Bij ‘die Linke’, die meer dan de helft van haar kiezers verloor, gaat het er wel beschaafder aan toen, maar daarom niet minder verbeten. Het gaat daarbij niet zomaar (zoals in het verleden) om meningsverschillen tussen ‘westerse’ extreem-linksen en ‘oudgedienden’ van het DDR-regime in het oosten van de bondsrepubliek. Oskar Lafontaine – ooit SPD-voorzitter en onder SPD-kanselier Gerhard Schröder één jaar minister van Financiën, maar later overgestapt naar wat ‘die Linke’ zou worden – meent dat de partij teveel aandacht besteedde aan de thema’s van anderen (Groenen en SPD); een prominente ‘Ossi’ gaf toe dat de ‘afgezaagde’ anti-Navo-campagne slecht overkwam terwijl Duitse soldaten in Afghanistan actief waren. Maar wellicht was de analyse van politicologe Sabine Kropp dichter bij de realiteit. De ‘Linke’ boert achteruit omdat met name in de ex-DDR veel oude militanten fysiek of mentaal uitsterven en zo het ‘Ossi’-protestpotentieel openligt voor de AfD. En: omdat veel mensen angst hebben voor de ‘modernisering’ die ook door de ‘Linke’ wordt bepleit, maar voor veelgeplaagde ‘Ossis’ de verandering teveel is.
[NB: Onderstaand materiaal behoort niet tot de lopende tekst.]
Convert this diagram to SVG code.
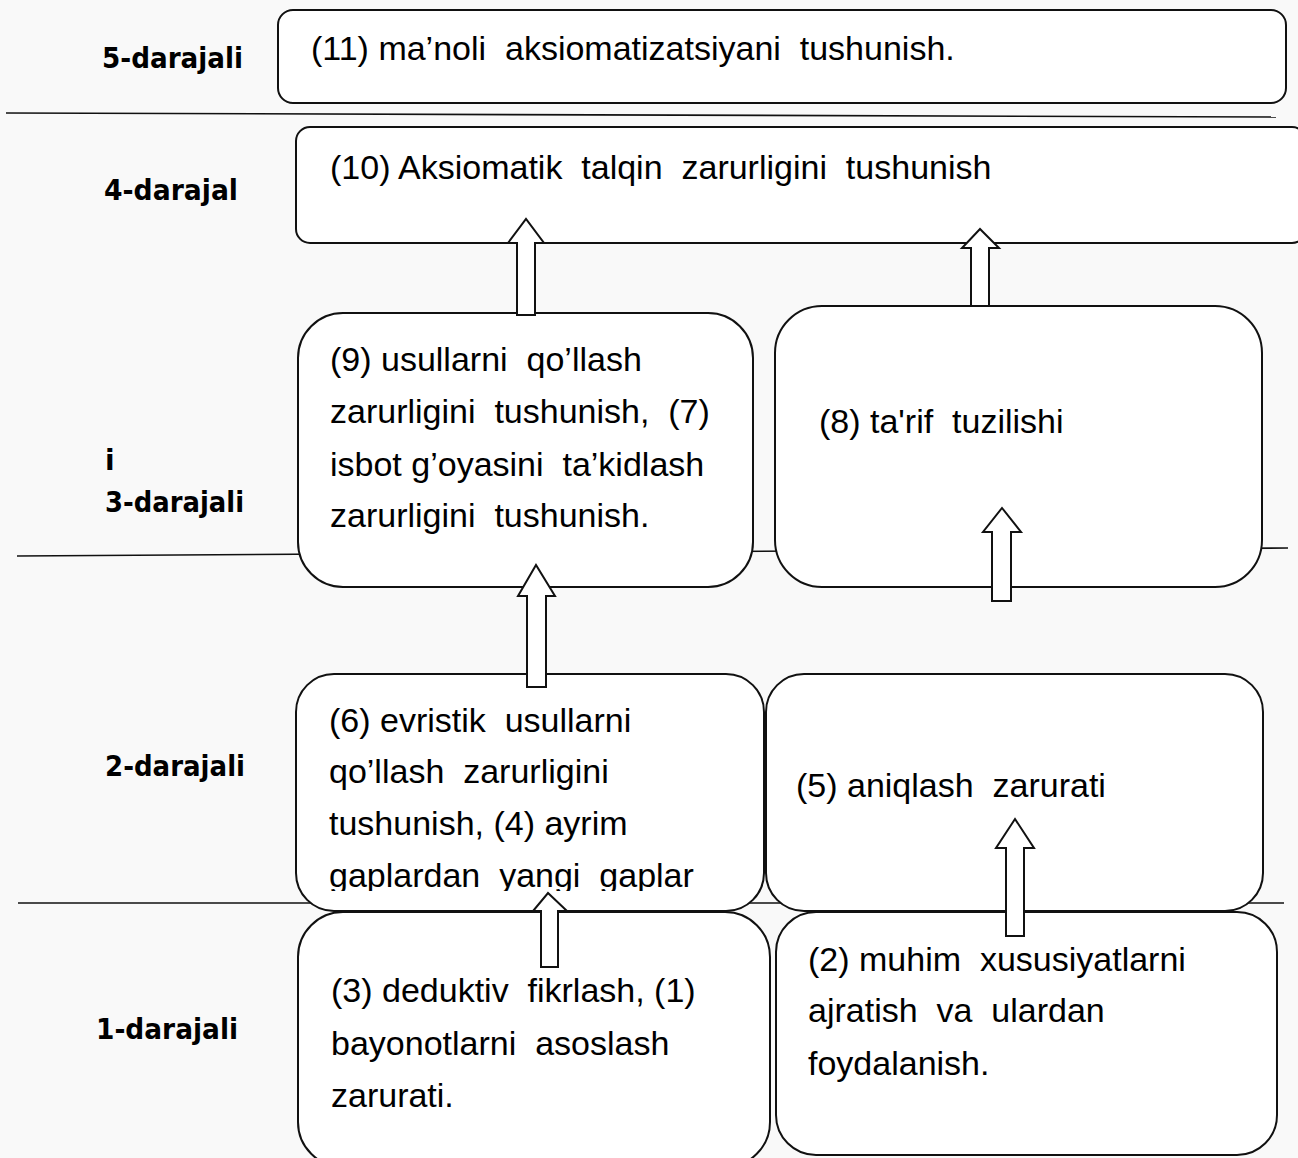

Hoe dan ook zullen – behalve in de CDU-CSU – die interne afrekeningen geen invloed hebben op de regeringsvorming. Olaf Scholz blijft rustig en laat de tijd in zijn voordeel werken. Hij kan met trots verwijzen naar alle peilingen die hem een verpletterende sympathie-voorsprong geven op Laschet. Maar terwijl overal buiten de bondsrepubliek wordt gehoopt op een snelle vorming van een stabiele regering, blijft in Duitsland de vraag hangen: wie houdt die eindejaarstoespraak?